The other day, I was sitting watching the The Money Programme on my newly installed Windows Vista Media Center, which is a huge improvement over the XP version (by which I mean it works, and has stayed working for more than a couple of days). This particular edition was all about Microsoft and the UK launch of Vista, and I embarrassed my viewing companions with schoolboy cries of “Been there!” and “Know him/her!” Despite my interruptions, it was interesting to see behind the scenes of such a major launch, although I’ll confess that the “wow” catchphrase the ad agency had come up with escaped me completely until this programme pointed it out. Surprised friends told me it was plastered all over websites as banner adverts, so my ability to tune out banners must have reached almost Jedi levels.

Warp speed

The programme made the point that this might be the last big operating system launch, as in future such upgrades will be done via downloading rather than buying a shrinkwrapped product from your favourite (or otherwise) computer retailer, which set me to thinking about the possible future of computing. Regular readers of this column will know I’ve been enthusing about the variety of web applications that are springing up, and such apps run on servers and use a web browser to provide their user interface, while trying to behave as far as possible like a traditional PC desktop application. This is achieved by rendering small separate areas on the web page, rather than the standard HTML technique of redrawing the whole page after every user confirmation with a blank screen while the refreshed page downloads. Such web applications aren’t just cool, quirky applications; many are refined tools that can be used to do real work, as demonstrated by the excellent Google Apps, which offers users a word processor, spreadsheet and several other functions.

The clever bit about this technology is that these applications use the browser for a user interface and the server for all the back-end processing, with no new programs being installed on the user’s machine. So if all future applications were developed this way, a typical office PC would need nothing more than a web browser installed locally to let the user do all their work. The corresponding operating system on the user’s workstation could be simple, just what’s required to run the browser, with no need for a fancy search system like the one Vista boasts because the server will take care of all that. It will be many years before we see graphics-heavy programs like Photoshop appearing in this web app form, but for a lot of day-to-day office tasks such applications could offer a different solution that would run on very lightweight, low-spec devices. For people like Paul “Road Warrior” Ockenden, they can be a real boon when away from the office, but could such a solution be satisfactory in an average office environment?
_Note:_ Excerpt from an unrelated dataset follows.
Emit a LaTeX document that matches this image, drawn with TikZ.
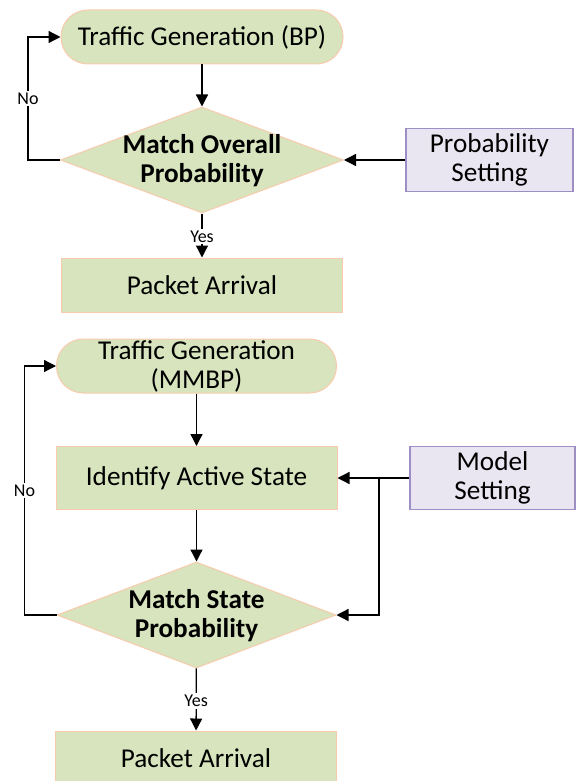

Why not? The main problem I see to taking this route is what would happen if the internet connection went down. Perhaps everyone would take some quality time and relax with their work colleagues, but if that’s a bit utopian then a broken or slow internet connection could be worked around by using a proxy server that the users connect to and which itself connects to the internet. We’ve had proxy servers around for a long time, traditionally used to fetch web pages from the internet the first time each user on the local network requests them, then store the pages and images locally, so the next user who requests the same page will get the local cached copy (unless the proxy detects that the remote page has changed). A lot of larger organisations and many ISPs use such technology to take the load off their internet connection.